As a tenant, it can often feel like your landlord can get a way with anything, leaving you to pick up the pieces, especially when you are leasing a space in a competitive market. While it is true that a landlord often has greater leverage for negotiating than a tenant, landlords are still bound by law to operate within certain guidelines. One of the most common frustrations of tenants are landlords who seem to find creative and potentially illegal ways to deplete security deposits. It is helpful for tenants and landlords alike to have a reasonable understanding of what a security deposit can and cannot be used to cover.
It is vitally important for every tenant to consult their lease to identify the terms laid out within it that apply to their deposit. It is not uncommon for a landlord to create a lease that grants them greater flexibility with regard to using a deposit than the law indicates that they should have. Deposits are generally allowed to used for fixing up any elements of the property that have been damaged beyond normal wear and tear during the term of the lease, or to pay for cleaning services to prepare a property for a new tenant. A deposit may also be used to cover unpaid rent in the event that a tenant vacates without settling what is owed.

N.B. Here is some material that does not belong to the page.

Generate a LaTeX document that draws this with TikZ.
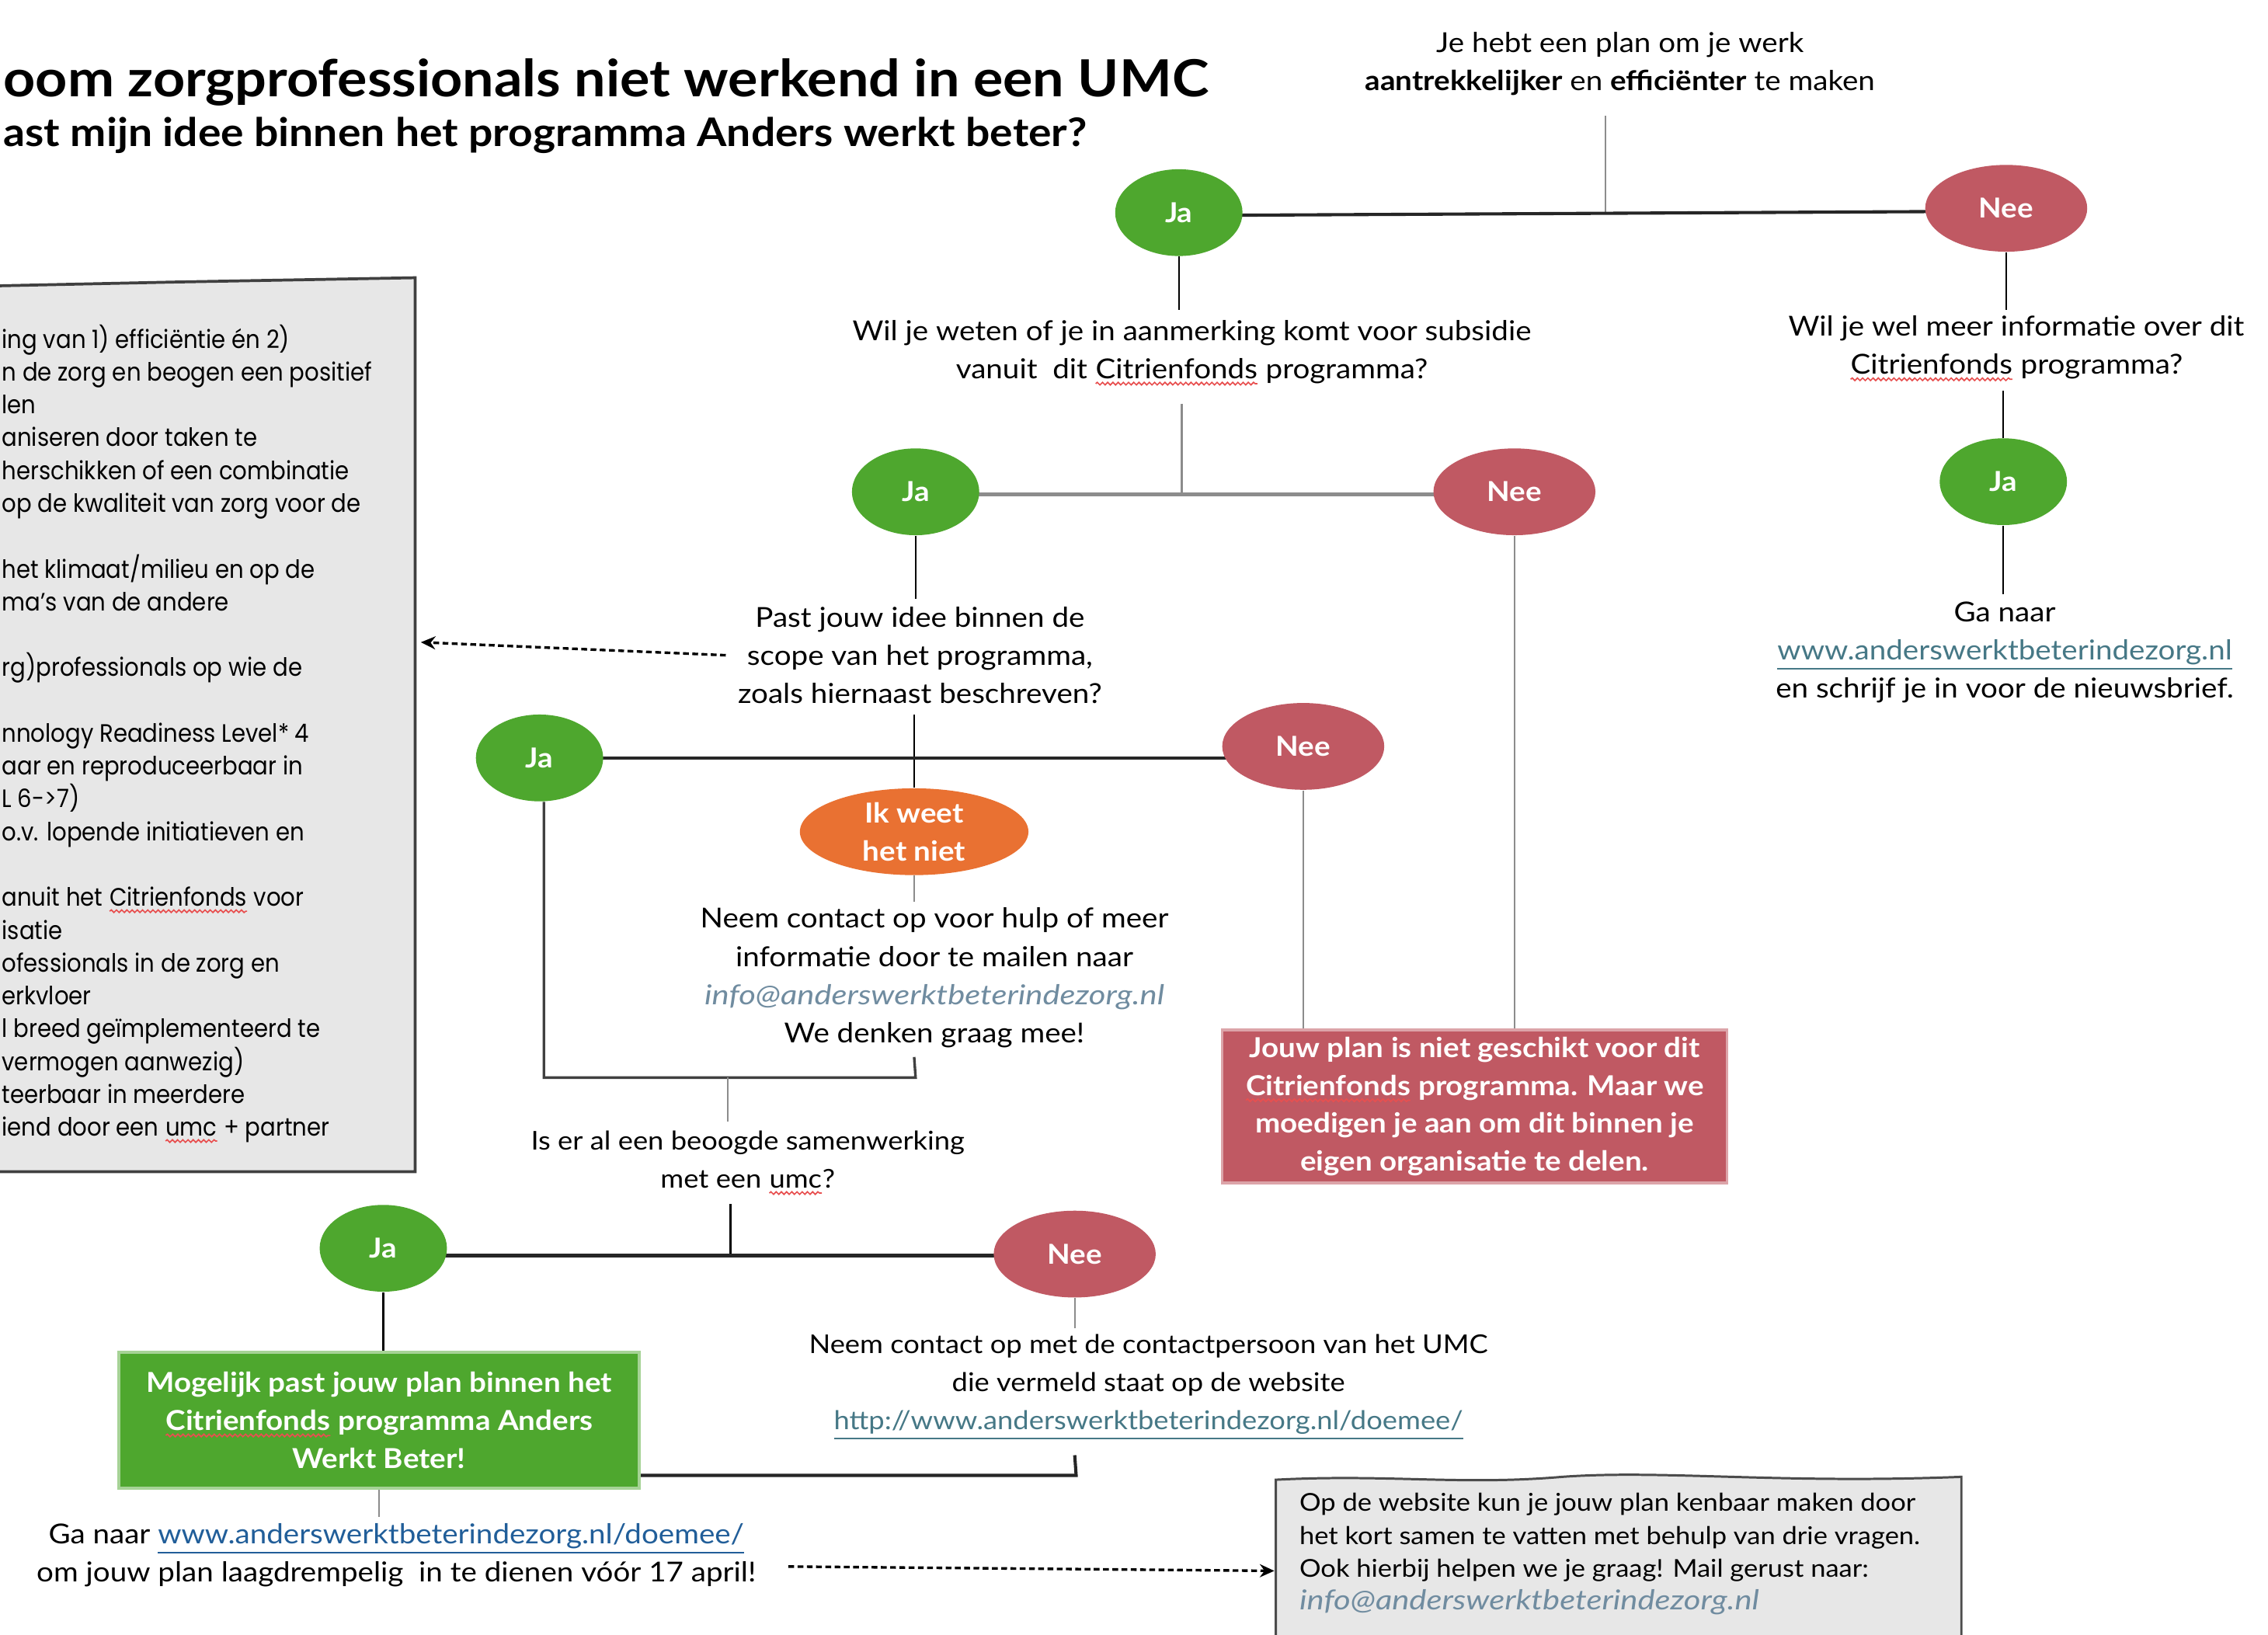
\documentclass[tikz,border=0pt]{standalone}
\usepackage{fontspec}
\setmainfont[FakeStretch=1.09]{Lato}
\newfontfamily\geofont[FakeStretch=0.9]{Poppins}
\newfontfamily\mailfont[FakeStretch=1.18]{Lato}
\usetikzlibrary{shapes.geometric,arrows.meta,decorations.pathmorphing}
\definecolor{jagreen}{RGB}{78,167,46}
\definecolor{neered}{RGB}{192,89,99}
\definecolor{ikorange}{RGB}{233,113,50}
\definecolor{boxgray}{RGB}{231,231,231}
\definecolor{linkblue}{RGB}{70,120,134}
\definecolor{linkdark}{RGB}{33,94,153}
\definecolor{mailblue}{RGB}{112,140,160}
\definecolor{lgray}{RGB}{140,140,140}
\definecolor{squigred}{RGB}{232,80,80}
\pgfdeclarelayer{bg}
\pgfsetlayers{bg,main}
\newcommand\mylink[2]{\textcolor{#1}{\underline{#2}}}
\newcommand\mymail{\textcolor{mailblue}{\mailfont\itshape info@anderswerktbeterindezorg.nl}}
\tikzset{
  squigword/.style={rectangle, draw=none, fill=none, inner sep=0pt, outer sep=0pt, minimum width=0pt, minimum height=0pt, anchor=base, align=left, line width=0pt},
  squigline/.style={draw=squigred, line width=0.45pt, decorate, decoration={snake,amplitude=0.45pt,segment length=1.8pt}}
}
\newcommand\squig[1]{\tikz[baseline=(sq.base)]{\node[squigword] (sq) at (0,0) {#1};\draw[squigline] ([yshift=-1.7pt]sq.base west) -- ([yshift=-1.7pt]sq.base east);}}
\tikzset{
  ellbase/.style={ellipse, inner sep=0pt, text=white, font=\fontsize{9.5}{13}\selectfont\bfseries},
  ja/.style={ellbase, fill=jagreen, minimum width=44pt, minimum height=30pt},
  nee/.style={ellbase, fill=neered, minimum width=56pt, minimum height=30pt},
  ikw/.style={ellbase, fill=ikorange, minimum width=79pt, minimum height=30pt, align=center},
  txt/.style={align=center, inner sep=0pt, font=\fontsize{9.5}{13.2}\selectfont},
  txtn/.style={align=center, inner sep=0pt, font=\fontsize{8.95}{13.2}\selectfont},
  thin/.style={draw=lgray, line width=0.6pt},
  thinb/.style={draw=black, line width=0.6pt},
  bar/.style={draw=black!85, line width=1.1pt},
  barg/.style={draw=lgray, line width=1.3pt},
  dasharrow/.style={draw=black, line width=0.9pt, dash pattern=on 2pt off 1.2pt, -{Stealth[length=5pt,width=4.5pt]}},
  resultbox/.style={rectangle, inner sep=0pt, align=center, text=white, font=\fontsize{9.5}{13.1}\selectfont\bfseries}
}
\begin{document}
\begin{tikzpicture}[x=0.5pt,y=-0.5pt]
\useasboundingbox (0,0) rectangle (1568,1130);
\clip (0,0) rectangle (1568,1130);
\begin{pgfonlayer}{bg}
\fill[white] (0,0) rectangle (1568,1130);
\end{pgfonlayer}

% titles
\node[anchor=base west, inner sep=0pt, font=\fontsize{17.7}{20}\selectfont\bfseries] (title) at (2,67) {oom zorgprofessionals niet werkend in een UMC};
\node[anchor=base west, inner sep=0pt, font=\fontsize{13.6}{16}\selectfont\bfseries] (subtitle) at (2,101) {ast mijn idee binnen het programma Anders werkt beter?};

% left grey box
\draw[fill=boxgray, draw=black!75, line width=1pt] (-20,198) -- (120,195) -- (287,192) -- (287,810) -- (-20,810) -- cycle;
\node[anchor=north west, inner sep=0pt, align=left, font=\geofont\fontsize{8.7}{11.35}\selectfont] (crit) at (1,224) {%
ing van 1) efficiëntie én 2)\\
n de zorg en beogen een positief\\
len\\
aniseren door taken te\\
herschikken of een combinatie\\
op de kwaliteit van zorg voor de\\
\mbox{}\\
het klimaat/milieu en op de\\
ma’s van de andere\\
\mbox{}\\
rg)professionals op wie de\\
\mbox{}\\
nnology Readiness Level* 4\\
aar en reproduceerbaar in\\
L 6->7)\\
o.v. lopende initiatieven en\\
\mbox{}\\
anuit het \squig{Citrienfonds} voor\\
isatie\\
ofessionals in de zorg en\\
erkvloer\\
l breed geïmplementeerd te\\
vermogen aanwezig)\\
teerbaar in meerdere\\
iend door een \squig{umc} + partner};
\coordinate (boxR) at (291,444);

% bottom right grey box
\draw[fill=boxgray, draw=black!70, line width=0.8pt] (882,1140) -- (882,1023) .. controls (960,1019) and (1010,1027) .. (1080,1021) .. controls (1150,1016) and (1230,1026) .. (1356,1021) -- (1356,1140) -- cycle;
\coordinate (wboxL) at (881,1086);
\node[anchor=north west, inner sep=0pt, align=left, font=\fontsize{8.5}{11.35}\selectfont] (webinfo) at (898,1032) {%
Op de website kun je jouw plan kenbaar maken door\\
het kort samen te vatten met behulp van drie vragen.\\
Ook hierbij helpen we je graag! Mail gerust naar:\\
{\fontsize{9.5}{11.35}\selectfont\mymail}};

% top question
\node[txt] (topq) at (1120,44) {Je hebt een plan om je werk\\\textbf{aantrekkelijker} en \textbf{efficiënter} te maken};
\node[ja] (ja1) at (815,147) {Ja};
\node[nee] (nee1) at (1387,144) {Nee};
\coordinate (j1) at (1110,148);
\coordinate (j1top) at (1110,80);

\node[txt] (q1) at (824,244) {Wil je weten of je in aanmerking komt voor subsidie\\vanuit\ \ dit \squig{Citrienfonds} programma?};
\node[ja] (ja2) at (633,340) {Ja};
\node[nee] (nee2) at (1047,340) {Nee};
\coordinate (j2) at (817,342);

\node[txt] (q3) at (1394,241) {Wil je wel meer informatie over dit\\\squig{Citrienfonds} programma?};
\node[ja] (ja3) at (1385,333) {Ja};
\node[txt] (ga3) at (1386,451) {Ga naar\\\mylink{linkblue}{www.anderswerktbeterindezorg.nl}\\en schrijf je in voor de nieuwsbrief.};

\node[txt] (scopeq) at (636,453) {Past jouw idee binnen de\\scope van het programma,\\zoals hiernaast beschreven?};
\node[ja] (ja4) at (373,524) {Ja};
\node[nee] (nee3) at (901,516) {Nee};
\node[ikw] (ik) at (632,575) {Ik weet\\het niet};

\node[txt] (mailq) at (646,676) {Neem contact op voor hulp of meer\\informatie door te mailen naar\\\mymail\\We denken graag mee!};

\node[resultbox, fill=neered, draw=neered!55!white, line width=1pt, minimum width=174.5pt, minimum height=53pt] (redbox) at (1019.5,765) {Jouw plan is niet geschikt voor dit\\\squig{Citrienfonds} programma. Maar we\\moedigen je aan om dit binnen je\\eigen organisatie te delen.};

\node[txtn] (umcq) at (517,804) {Is er al een beoogde samenwerking\\met een \squig{umc}?};
\node[ja] (ja5) at (265,863) {Ja};
\node[nee] (nee4) at (743,867) {Nee};
\coordinate (j5) at (505,868);

\node[resultbox, fill=jagreen, draw=jagreen!50!white, line width=1pt, minimum width=180pt, minimum height=47pt] (greenbox) at (262,982) {Mogelijk past jouw plan binnen het\\\squig{Citrienfonds} programma Anders\\Werkt Beter!};

\node[txtn] (contactq) at (794,959) {Neem contact op met de contactpersoon van het UMC\\die vermeld staat op de website\\\mylink{linkblue}{http://www.anderswerktbeterindezorg.nl/doemee/}};

\node[txt] (gaq) at (274,1075) {Ga naar \mylink{linkdark}{www.anderswerktbeterindezorg.nl/doemee/}\\om jouw plan laagdrempelig\ \ in te dienen vóór 17 april!};

% connectors (behind the nodes)
\begin{pgfonlayer}{bg}
\draw[thin] (j1top) -- (j1);
\draw[bar] ([yshift=-1pt]ja1.center) -- ([yshift=-1pt]nee1.center);
\draw[thinb] (ja1.south) -- ([yshift=3.5pt]q1.north -| ja1.south);
\draw[thin] ([yshift=-6pt]q1.south -| j2) -- (j2);
\draw[barg] (ja2 |- j2) -- (nee2 |- j2);
\draw[thinb] (nee1.south) -- ([yshift=2pt]q3.north -| nee1.south);
\draw[thinb] ([yshift=-3pt]q3.south -| ja3.north) -- (ja3.north);
\draw[thinb] (ja3.south) -- ([yshift=2.5pt]ga3.north -| ja3.south);
\draw[thinb] (ja2.south) -- ([yshift=2.5pt]scopeq.north -| ja2.south);
\draw[thinb] ([yshift=-3.5pt]scopeq.south -| ik.north) -- (ik.north);
\draw[bar] (ja4.center) -- (ja4.center -| nee3.center);
\draw[thin] (ik.south) -- ([yshift=2pt]mailq.north -| ik.south);
\draw[draw=black!75, line width=0.9pt] ([yshift=-3pt]mailq.south -| ik.south) -- (633,745) -- (376,745) -- (ja4.south -| 376,0);
\draw[thin] (503,745) -- ([yshift=3pt]umcq.north -| 503,0);
\draw[thin] (nee3.south) -- (nee3.south |- redbox.north);
\draw[thin] (nee2.south) -- (nee2.south |- redbox.north);
\draw[thinb] ([yshift=-3pt]umcq.south -| j5) -- (j5);
\draw[bar] (ja5.center |- j5) -- (nee4.center |- j5);
\draw[thinb] (ja5.south) -- (ja5.south |- greenbox.north);
\draw[thin] (nee4.south) -- ([yshift=2pt]contactq.north -| nee4.south);
\draw[bar] ([yshift=-5pt]contactq.south -| nee4.south) -- (744,1020) -- (greenbox.east |- 0,1020);
\draw[thin] (greenbox.south) -- ([yshift=2pt]gaq.north -| greenbox.south);
\end{pgfonlayer}
\draw[dasharrow] ([xshift=-4pt]scopeq.west) -- (boxR);
\draw[dasharrow] (545,1083) -- (wboxL);
\end{tikzpicture}
\end{document}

However, normal wear and tear are not supposed to be dealt with through a tenant's deposit. This can be a grey area where landlords squeeze out a few extra dollars, so it is wise to take steps to prevent it on the front end of signing a lease agreement. This is most easily accomplished by requesting in writing that landlord clarify elements that are considered normal wear and tear. You can further protect yourself by using a move in checklist to identify the state of various elements of the property upon move in and have the landlord sign it to establish the state of the property when you moved in. It is also wise to take pictures to document the state of the property upon move in.
Even when proper precautions are taken, it is very likely that a landlord may act unethically and attempt to reduce your deposit return. with the assistance of an experienced attorney, you can fight this kind of unethical behavior and protect yourself from unscrupulous real estate practices.